Starting this fall, McKiver will teach undergraduate and graduate courses in Composition. From Sioux Lookout, Ont., Treaty #3, within their homelands of Wemitigoozhiiwitigwaaning/Lac Seul First Nation, McKiver is an Anishinaabe (Ojibwe/Lithuanian/Scottish; Mashkode Bizhiki dodem/Buffalo clan) violist and recipient of the 2020 Robert Fleming Prize, awarded annually by the Canada Council of the Arts to an exceptionally talented young Canadian composer. Their work expands on traditional Anishinaabe composition by integrating electronics and Western classical music.
“I’m looking forward to getting to know the faculty and students at such a highly-regarded School of Music,” McKiver said.
“I hope to encourage students to develop their own creative voices while reflecting critically upon the wider social context of our musical works.”
McKiver holds a Master of Arts in Ethnomusicology from Memorial University and a Bachelor of Fine Arts in Music from York University. They were also a participant in the Banff Centre of the Arts’ inaugural Indigenous Classical Music Gathering. As a collaborative violist, McKiver has shared stages with Polaris Prize winners Lido Pimienta, Tanya Tagaq, and Jeremy Dutcher, and performed with acclaimed filmmaker and musician Alanis Obomsawin. Recent composition commissions have included a chamber trio for Carnegie Mellon University, a string quartet for Soundstreams and Jumblies Theatre, and a sound piece for MaerzMuzik — Festival for Time in Berlin. Currently, McKiver is working in the studio developing their next solo album.

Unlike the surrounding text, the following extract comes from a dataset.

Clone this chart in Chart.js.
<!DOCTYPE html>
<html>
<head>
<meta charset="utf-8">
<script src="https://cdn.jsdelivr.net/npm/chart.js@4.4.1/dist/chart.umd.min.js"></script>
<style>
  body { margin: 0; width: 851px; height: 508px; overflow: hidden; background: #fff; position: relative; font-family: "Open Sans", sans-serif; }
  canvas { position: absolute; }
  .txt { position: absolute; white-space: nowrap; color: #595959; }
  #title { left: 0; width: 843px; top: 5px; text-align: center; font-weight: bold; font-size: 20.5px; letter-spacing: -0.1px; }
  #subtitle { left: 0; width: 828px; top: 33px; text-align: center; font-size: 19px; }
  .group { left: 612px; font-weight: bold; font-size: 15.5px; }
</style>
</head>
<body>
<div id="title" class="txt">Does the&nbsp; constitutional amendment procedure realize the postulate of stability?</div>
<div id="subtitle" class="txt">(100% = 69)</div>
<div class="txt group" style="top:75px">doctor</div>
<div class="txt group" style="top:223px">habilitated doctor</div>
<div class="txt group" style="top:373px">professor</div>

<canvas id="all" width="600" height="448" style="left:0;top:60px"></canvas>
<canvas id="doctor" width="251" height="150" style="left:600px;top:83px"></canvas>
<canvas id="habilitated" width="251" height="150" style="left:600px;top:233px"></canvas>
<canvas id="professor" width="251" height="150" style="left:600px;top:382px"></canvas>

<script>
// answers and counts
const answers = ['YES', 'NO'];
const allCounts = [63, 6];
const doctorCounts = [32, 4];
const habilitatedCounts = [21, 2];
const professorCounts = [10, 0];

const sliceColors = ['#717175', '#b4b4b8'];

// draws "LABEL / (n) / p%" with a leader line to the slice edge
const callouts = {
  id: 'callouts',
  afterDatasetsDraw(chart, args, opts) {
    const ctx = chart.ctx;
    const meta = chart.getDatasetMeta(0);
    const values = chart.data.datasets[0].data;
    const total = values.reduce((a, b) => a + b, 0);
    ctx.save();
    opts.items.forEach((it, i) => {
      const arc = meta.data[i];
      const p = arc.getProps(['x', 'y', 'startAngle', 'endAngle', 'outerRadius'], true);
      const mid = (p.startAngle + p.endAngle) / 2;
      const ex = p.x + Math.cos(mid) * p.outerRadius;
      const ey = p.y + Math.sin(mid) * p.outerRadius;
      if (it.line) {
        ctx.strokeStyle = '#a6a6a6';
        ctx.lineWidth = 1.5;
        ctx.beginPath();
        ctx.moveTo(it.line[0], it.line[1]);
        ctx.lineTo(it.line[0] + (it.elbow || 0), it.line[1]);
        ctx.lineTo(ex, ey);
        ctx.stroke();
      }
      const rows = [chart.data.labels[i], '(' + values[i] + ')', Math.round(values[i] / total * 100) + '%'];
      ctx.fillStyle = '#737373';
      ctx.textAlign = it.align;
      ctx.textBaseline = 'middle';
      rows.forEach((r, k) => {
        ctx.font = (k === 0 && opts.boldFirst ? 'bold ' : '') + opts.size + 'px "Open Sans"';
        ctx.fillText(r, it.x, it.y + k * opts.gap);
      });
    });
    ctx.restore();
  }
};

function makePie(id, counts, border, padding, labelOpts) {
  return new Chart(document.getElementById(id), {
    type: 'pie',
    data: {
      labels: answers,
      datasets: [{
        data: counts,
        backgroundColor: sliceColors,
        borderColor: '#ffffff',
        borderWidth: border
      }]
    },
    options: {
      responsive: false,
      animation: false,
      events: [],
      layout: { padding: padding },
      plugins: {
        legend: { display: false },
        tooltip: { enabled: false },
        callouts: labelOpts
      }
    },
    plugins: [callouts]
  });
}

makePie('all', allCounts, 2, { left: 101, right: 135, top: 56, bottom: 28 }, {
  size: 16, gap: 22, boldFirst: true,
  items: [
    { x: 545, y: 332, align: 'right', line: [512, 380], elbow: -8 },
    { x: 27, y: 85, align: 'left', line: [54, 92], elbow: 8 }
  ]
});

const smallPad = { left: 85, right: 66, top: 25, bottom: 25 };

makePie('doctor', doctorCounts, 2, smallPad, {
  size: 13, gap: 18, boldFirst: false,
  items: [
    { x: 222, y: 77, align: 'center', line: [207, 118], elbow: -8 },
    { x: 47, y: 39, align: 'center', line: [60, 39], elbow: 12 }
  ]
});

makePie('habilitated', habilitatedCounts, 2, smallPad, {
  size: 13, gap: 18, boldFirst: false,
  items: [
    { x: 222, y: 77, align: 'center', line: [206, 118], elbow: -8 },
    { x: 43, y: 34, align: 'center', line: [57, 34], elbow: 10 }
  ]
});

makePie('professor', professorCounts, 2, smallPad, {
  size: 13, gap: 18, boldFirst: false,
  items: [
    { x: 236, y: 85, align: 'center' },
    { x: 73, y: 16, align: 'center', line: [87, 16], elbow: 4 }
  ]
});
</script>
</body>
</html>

The quality of McKiver’s artistry is already well known in the School of Music. Their performances and compositions were featured at the BU Indigenous New Music Festival in 2020.
“Melody is a rising star in Canadian music, and we are thrilled to have them join us at Brandon University,” said Greg Gatien, BU’s Dean of Music. “Melody’s knowledge of traditional Indigenous and Western music, as well as current trends in new music, is going to be a fantastic resource for our students. I think they’re going to enjoy getting to know Melody and learning from the experiences that they have to share.”